In 1871 the Real Estate Record and Builder's Guide, Saturday, April 22, 1871. Vol. VII, No. 162, p. 199, reported the Projected Building, "Walker St. (No. 59), one five-story marble front first-class store, 25x86.4; owner John D. Wolfe; architect, John B. Snook; builders, Jno. Demorest, W. McKenzie & Burnet, Jackson & Co." Burnet, Jackson's contribution, the vault lights pictured above, were approximately 138 years old in 2009.

George R. Jackson, Burnet & Co. were in business approximately 1865 to 1871. They were succeeded by Burnet, Jackson & Co. who were in business from 1871 to 1875. By 1877 the Burnets, consisting of father and son, James J. and Gilbert J. Burnet, formed their own company, Burnet & Co., which from 1879 to 1888 was located at 704-706 E. 12th St. The foundry at that address was known as the Atlantic Iron Works, and from 1868 to 1877 had been the property of Daniel D. Boyce and John R. McIntire. (For more on Boyce & McIntire see their history at the Boyce & McIntire page.)

The 1880 U. S. Census (non-population schedules) recorded Burnett [sic] & Co., Iron Foundry, with $20,000 capital and raw materials valued at $45,000. They employed as many as 160 hands and an average of 100, and paid annual wages of $46,348. Skilled workmen were paid $2.75 a day and ordinary laborers $1.40. The foundry was in operation full time 12 months of the year. The ordinary day was 10 hours. Annual production in the past year was valued at $100,000. These numbers indicate a somewhat smaller facility than the Excelsior Iron Works ten years earlier.

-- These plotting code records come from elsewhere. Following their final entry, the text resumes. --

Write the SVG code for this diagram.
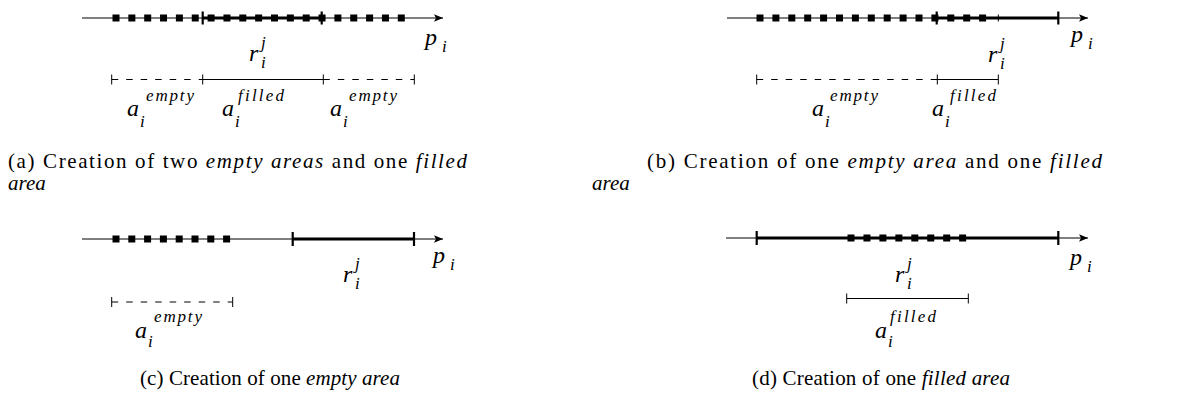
<svg xmlns="http://www.w3.org/2000/svg" width="1190" height="410" viewBox="0 0 1190 410">
<style>
.ax{stroke:#000;stroke-width:1;fill:none}
.thick{stroke:#000;stroke-width:3}
.tk{stroke:#000;stroke-width:2.2}
.dots{stroke:#000;stroke-width:7;fill:none}
.iv{stroke:#000;stroke-width:1;fill:none}
.ivt{stroke:#000;stroke-width:1}
.dash{stroke-dasharray:6.5 8}
.m{font-family:"Liberation Serif","Times New Roman",serif;font-style:italic;font-size:24px;fill:#000}
.s{font-size:17px}
.cap{font-family:"Liberation Serif","Times New Roman",serif;font-size:21px;fill:#000}
.it{font-style:italic}
</style>
<defs>
<marker id="arr" markerUnits="userSpaceOnUse" markerWidth="12" markerHeight="10" refX="10" refY="5" orient="auto">
<path d="M1,1.2 L10,5 L1,8.8 L3,5 Z" fill="#000"/>
</marker>
</defs>
<rect width="1190" height="410" fill="#fff"/>

<g id="panel-a">
<line class="ax" x1="82" y1="18" x2="443" y2="18" marker-end="url(#arr)"/>
<line class="dots" x1="112.5" y1="18" x2="404.8" y2="18" stroke-dasharray="7 8.85"/>
<line class="thick" x1="202.7" y1="18" x2="321.7" y2="18"/>
<line class="tk" x1="202.7" y1="11.5" x2="202.7" y2="24.5"/>
<line class="tk" x1="321.7" y1="11.5" x2="321.7" y2="24.5"/>
<text class="m" x="425" y="45">p</text><text class="m s" x="442" y="52">i</text>
<text class="m" x="249" y="61">r</text><text class="m s" x="261" y="48">j</text><text class="m s" x="261" y="68">i</text>
<line class="iv dash" x1="111.7" y1="79.5" x2="202.7" y2="79.5"/>
<line class="iv" x1="202.7" y1="79.5" x2="323.3" y2="79.5"/>
<line class="iv dash" x1="323.3" y1="79.5" x2="414.3" y2="79.5"/>
<line class="ivt" x1="111.7" y1="74.5" x2="111.7" y2="84.5"/>
<line class="ivt" x1="202.7" y1="74.5" x2="202.7" y2="84.5"/>
<line class="ivt" x1="323.3" y1="74.5" x2="323.3" y2="84.5"/>
<line class="ivt" x1="414.3" y1="74.5" x2="414.3" y2="84.5"/>
<text class="m" x="127" y="116">a</text><text class="m s" x="146" y="101" textLength="48">empty</text><text class="m s" x="140" y="127">i</text>
<text class="m" x="222" y="116">a</text><text class="m s" x="238" y="101" textLength="46">filled</text><text class="m s" x="235" y="127">i</text>
<text class="m" x="330" y="116">a</text><text class="m s" x="349" y="101" textLength="48">empty</text><text class="m s" x="343" y="127">i</text>
<text class="cap" x="8" y="168" textLength="459">(a) Creation of two <tspan class="it">empty areas</tspan> and one <tspan class="it">filled</tspan></text>
<text class="cap it" x="8" y="190">area</text>
</g>

<g id="panel-b">
<line class="ax" x1="727" y1="18" x2="1088" y2="18" marker-end="url(#arr)"/>
<line class="dots" x1="756.5" y1="18" x2="986.1" y2="18" stroke-dasharray="7 8.9"/>
<line class="thick" x1="936.7" y1="18" x2="1058.3" y2="18"/>
<line class="tk" x1="936.7" y1="11.5" x2="936.7" y2="24.5"/>
<line class="tk" x1="1058.3" y1="11.5" x2="1058.3" y2="24.5"/>
<line class="ivt" x1="998.3" y1="14.5" x2="998.3" y2="21.5"/>
<text class="m" x="1071" y="42">p</text><text class="m s" x="1088" y="49">i</text>
<text class="m" x="988" y="62">r</text><text class="m s" x="1000" y="49">j</text><text class="m s" x="1000" y="69">i</text>
<line class="iv dash" x1="756.7" y1="79.5" x2="937.3" y2="79.5"/>
<line class="iv" x1="937.3" y1="79.5" x2="998.3" y2="79.5"/>
<line class="ivt" x1="756.7" y1="74.5" x2="756.7" y2="84.5"/>
<line class="ivt" x1="937.3" y1="74.5" x2="937.3" y2="84.5"/>
<line class="ivt" x1="998.3" y1="74.5" x2="998.3" y2="84.5"/>
<text class="m" x="812" y="116">a</text><text class="m s" x="830" y="101" textLength="48">empty</text><text class="m s" x="825" y="127">i</text>
<text class="m" x="932" y="116">a</text><text class="m s" x="950" y="101" textLength="46">filled</text><text class="m s" x="945" y="127">i</text>
<text class="cap" x="647" y="168" textLength="455">(b) Creation of one <tspan class="it">empty area</tspan> and one <tspan class="it">filled</tspan></text>
<text class="cap it" x="592" y="190">area</text>
</g>

<g id="panel-c">
<line class="ax" x1="82" y1="239" x2="443" y2="239" marker-end="url(#arr)"/>
<line class="dots" x1="112.5" y1="239" x2="230.1" y2="239" stroke-dasharray="7 8.8"/>
<line class="thick" x1="292.7" y1="239" x2="414" y2="239"/>
<line class="tk" x1="292.7" y1="232" x2="292.7" y2="246"/>
<line class="tk" x1="414" y1="232" x2="414" y2="246"/>
<text class="m" x="433" y="263">p</text><text class="m s" x="450" y="270">i</text>
<text class="m" x="343" y="282">r</text><text class="m s" x="355" y="269">j</text><text class="m s" x="355" y="289">i</text>
<line class="iv dash" x1="111.7" y1="302" x2="232.7" y2="302"/>
<line class="ivt" x1="111.7" y1="297" x2="111.7" y2="307"/>
<line class="ivt" x1="232.7" y1="297" x2="232.7" y2="307"/>
<text class="m" x="135" y="338">a</text><text class="m s" x="154" y="322" textLength="48">empty</text><text class="m s" x="148" y="347">i</text>
<text class="cap" x="140" y="385" textLength="260">(c) Creation of one <tspan class="it">empty area</tspan></text>
</g>

<g id="panel-d">
<line class="ax" x1="726" y1="238" x2="1088" y2="238" marker-end="url(#arr)"/>
<line class="thick" x1="756.7" y1="238" x2="1058.3" y2="238"/>
<line class="dots" x1="847.5" y1="238" x2="966.2" y2="238" stroke-dasharray="7 8.95"/>
<line class="tk" x1="756.7" y1="231" x2="756.7" y2="245"/>
<line class="tk" x1="1058.3" y1="231" x2="1058.3" y2="245"/>
<text class="m" x="1070" y="265">p</text><text class="m s" x="1087" y="272">i</text>
<text class="m" x="895" y="282">r</text><text class="m s" x="907" y="269">j</text><text class="m s" x="907" y="289">i</text>
<line class="iv" x1="846.7" y1="298.5" x2="968.3" y2="298.5"/>
<line class="ivt" x1="846.7" y1="293.5" x2="846.7" y2="303.5"/>
<line class="ivt" x1="968.3" y1="293.5" x2="968.3" y2="303.5"/>
<text class="m" x="875" y="338">a</text><text class="m s" x="890" y="322" textLength="46">filled</text><text class="m s" x="888" y="347">i</text>
<text class="cap" x="752" y="385" textLength="258">(d) Creation of one <tspan class="it">filled area</tspan></text>
</g>
</svg>
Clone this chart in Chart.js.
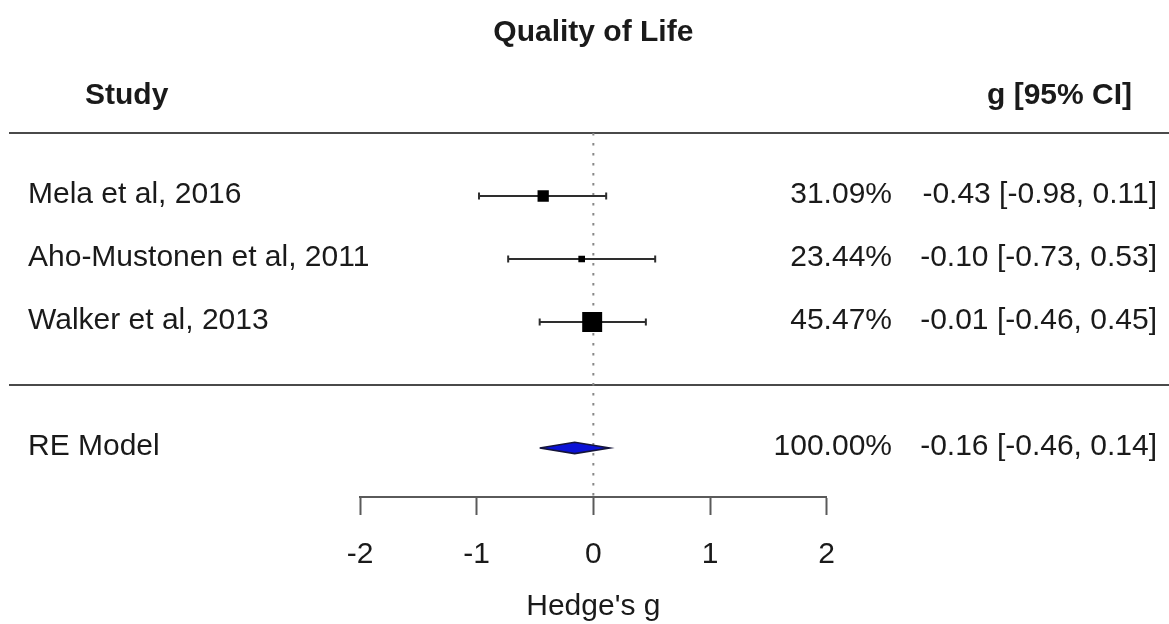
<!DOCTYPE html>
<html>
<head>
<meta charset="utf-8">
<title>Quality of Life</title>
<script src="https://cdn.jsdelivr.net/npm/chart.js@4/dist/chart.umd.min.js"></script>
<style>
  html, body { margin: 0; padding: 0; background: #ffffff; }
  #wrap { width: 1169px; height: 624px; position: relative; }
</style>
</head>
<body>
<div id="wrap"><canvas id="forest" width="1169" height="624"></canvas></div>
<script>
// ---- study-level results ----
const studies   = ['Mela et al, 2016', 'Aho-Mustonen et al, 2011', 'Walker et al, 2013'];
const effects   = [-0.43, -0.10, -0.01];
const ciLower   = [-0.98, -0.73, -0.46];
const ciUpper   = [0.11, 0.53, 0.45];
const weights   = [31.09, 23.44, 45.47];

// ---- pooled random-effects estimate ----
const pooledLabel  = 'RE Model';
const pooledEffect = -0.16;
const pooledLower  = -0.46;
const pooledUpper  = 0.14;
const pooledWeight = 100.00;

// ---- axis ----
const xTicks = [-2, -1, 0, 1, 2];
const xTitle = "Hedge's g";
const chartTitle = 'Quality of Life';
const headerLeft = 'Study';
const headerRight = 'g [95% CI]';

// ---- layout (rows counted from the bottom) ----
const studyRows = [5, 4, 3];
const pooledRow = 1;
const headerRuleRow = 6;
const pooledRuleRow = 2;
const Y_MIN = 0.222;
const Y_MAX = 6;
const DIAMOND_HALF = 0.09;    // half height of the summary diamond, in row units
const FONT = '"Liberation Sans", Arial, Helvetica, sans-serif';
const TEXT_COLOR = '#1a1a1a';

// square side grows linearly with study weight (0.5x .. 1.5x of the base size)
const minW = Math.min(...weights), maxW = Math.max(...weights);
const squareRadius = weights.map(w => {
  const side = 13.3 * (0.5 + (w - minW) / (maxW - minW));
  return side / (2 * Math.SQRT1_2);
});

const fmt = v => v.toFixed(2);
const ciText = (e, lo, hi) => `${fmt(e)} [${fmt(lo)}, ${fmt(hi)}]`;

const datasets = [];

// point estimates (drawn on top)
datasets.push({
  data: effects.map((e, i) => ({ x: e, y: studyRows[i] })),
  showLine: false,
  pointStyle: 'rect',
  pointRadius: squareRadius,
  pointBackgroundColor: '#000000',
  pointBorderWidth: 0,
  pointHoverRadius: squareRadius,
});

// confidence intervals with end caps
studies.forEach((s, i) => {
  datasets.push({
    data: [{ x: ciLower[i], y: studyRows[i] }, { x: ciUpper[i], y: studyRows[i] }],
    showLine: true,
    borderColor: '#2e2e2e',
    borderWidth: 2,
    pointStyle: 'line',
    rotation: 90,
    pointRadius: 3.6,
    pointBorderWidth: 2,
    pointBorderColor: '#2e2e2e',
    pointHoverRadius: 3.6,
  });
});

// summary diamond
datasets.push({
  data: [
    { x: pooledLower, y: pooledRow },
    { x: pooledEffect, y: pooledRow + DIAMOND_HALF },
    { x: pooledUpper, y: pooledRow },
    { x: pooledEffect, y: pooledRow - DIAMOND_HALF },
    { x: pooledLower, y: pooledRow },
  ],
  showLine: true,
  tension: 0,
  fill: 'shape',
  backgroundColor: '#0b12d6',
  borderColor: '#15153a',
  borderWidth: 1.6,
  pointRadius: 0,
  pointHoverRadius: 0,
});

// line of no effect
datasets.push({
  data: [{ x: 0, y: headerRuleRow }, { x: 0, y: Y_MIN }],
  showLine: true,
  borderColor: '#888888',
  borderWidth: 2,
  borderDash: [2.4, 7.6],
  borderCapStyle: 'butt',
  pointRadius: 0,
  pointHoverRadius: 0,
});

// horizontal rules and the text table around the plot
const tablePlugin = {
  id: 'forestTable',
  beforeDatasetsDraw(chart) {
    const { ctx, scales: { y }, width } = chart;
    ctx.save();
    ctx.strokeStyle = '#4a4a4a';
    ctx.lineWidth = 2;
    [headerRuleRow, pooledRuleRow].forEach(r => {
      const py = Math.round(y.getPixelForValue(r));
      ctx.beginPath();
      ctx.moveTo(9, py);
      ctx.lineTo(width, py);
      ctx.stroke();
    });
    ctx.restore();
  },
  afterDraw(chart) {
    const { ctx, scales: { x, y } } = chart;
    const dy = -1.5;
    ctx.save();
    ctx.fillStyle = TEXT_COLOR;
    ctx.textBaseline = 'middle';

    ctx.font = `bold 30px ${FONT}`;
    ctx.textAlign = 'center';
    ctx.fillText(chartTitle, x.getPixelForValue(0), 33);
    ctx.textAlign = 'left';
    ctx.fillText(headerLeft, 85, 96);
    ctx.textAlign = 'right';
    ctx.fillText(headerRight, 1132, 96);

    ctx.font = `30px ${FONT}`;
    studies.forEach((s, i) => {
      const py = y.getPixelForValue(studyRows[i]) + dy;
      ctx.textAlign = 'left';
      ctx.fillText(s, 28, py);
      ctx.textAlign = 'right';
      ctx.fillText(fmt(weights[i]) + '%', 892, py);
      ctx.fillText(ciText(effects[i], ciLower[i], ciUpper[i]), 1157, py);
    });
    const pp = y.getPixelForValue(pooledRow) + dy;
    ctx.textAlign = 'left';
    ctx.fillText(pooledLabel, 28, pp);
    ctx.textAlign = 'right';
    ctx.fillText(fmt(pooledWeight) + '%', 892, pp);
    ctx.fillText(ciText(pooledEffect, pooledLower, pooledUpper), 1157, pp);
    ctx.restore();
  }
};

new Chart(document.getElementById('forest'), {
  type: 'scatter',
  data: { datasets },
  options: {
    responsive: false,
    animation: false,
    devicePixelRatio: 1,
    layout: { padding: { left: 360, right: 342.3, top: 133, bottom: 0 } },
    plugins: {
      legend: { display: false },
      tooltip: { enabled: false },
    },
    events: [],
    scales: {
      x: {
        type: 'linear',
        min: xTicks[0],
        max: xTicks[xTicks.length - 1],
        afterBuildTicks: s => { s.ticks = xTicks.map(v => ({ value: v })); },
        afterFit: s => { s.height = 127; },
        ticks: {
          color: TEXT_COLOR,
          font: { family: FONT, size: 30 },
          padding: 22,
          maxRotation: 0,
          callback: v => String(v),
        },
        grid: {
          drawOnChartArea: false,
          drawTicks: true,
          tickLength: 18,
          tickColor: '#5a5a5a',
          tickWidth: 2,
        },
        border: { display: true, color: '#5a5a5a', width: 2 },
        title: {
          display: true,
          text: xTitle,
          color: TEXT_COLOR,
          font: { family: FONT, size: 30 },
          padding: { top: 0, bottom: -1 },
        },
      },
      y: {
        type: 'linear',
        display: false,
        min: Y_MIN,
        max: Y_MAX,
      },
    },
  },
  plugins: [tablePlugin],
});
</script>
</body>
</html>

In 1888 business troubles hit Burnet & Co. As reported in the New York Times, 4 March 1888, p. 12, "Six judgments were entered against Burnet & Co., iron founders, 704 East Twelfth-street, yesterday in favor of Mary J. Odell aggregating $12,080, for money lent the firm. Jacob Fromme, her attorney, said that the Sheriff had taken charge of the foundry. The firm had been promising to pay the money, but were unable to, although they hoped to raise money to extricate themselves. The firm is composed of James J. and Gilbert J. Burnet, the former being the capitalist and the latter his son. The present business was started on May 1, 1878, succeeding to the trade of Price & Fairfield. James J. Burnet had previously been in the iron business in the firms of George R. Jackson, Burnet & Co., and Burnet, Jackson & Co., which latter firm dissolved in 1875. He was also Vice-President of the Eleventh Ward Bank and a Trustee of the Dry Dock Savings Bank." The sequel to this story followed on 20 March 1888, p. 2, "Burnet & Co., proprietors of the Atlantic Iron Works, at 704 East Twelfth-street, were sold out by the Sheriff yesterday on executions for about $12,000 in favor of Mary J. Odell for money loaned. The business, which was established about ten years ago, had gradually declined, and some time ago James J. Burnet, the senior partner, received a paralytic stroke and has since been very feeble."

Additional vault lights for Burnet Jackson & Co. and Excelsior Iron Works are found at 477 Broome St.

G. R. Jackson, Burnet & Co., 201 Centre St., have left foundry marks on vault lights at 180 Duane St. and 47 Walker St.

G. R. Jackson & Co., 201 Centre St., have left foundry marks on vault lights at 58-60 Reade St. and on sidewalk treads at 83 Leonard St.

A foundry mark for Excelsior Iron Works / Burnet, Jackson & Co. is found on the cast-iron facade at 446 Myrtle Ave., Brooklyn.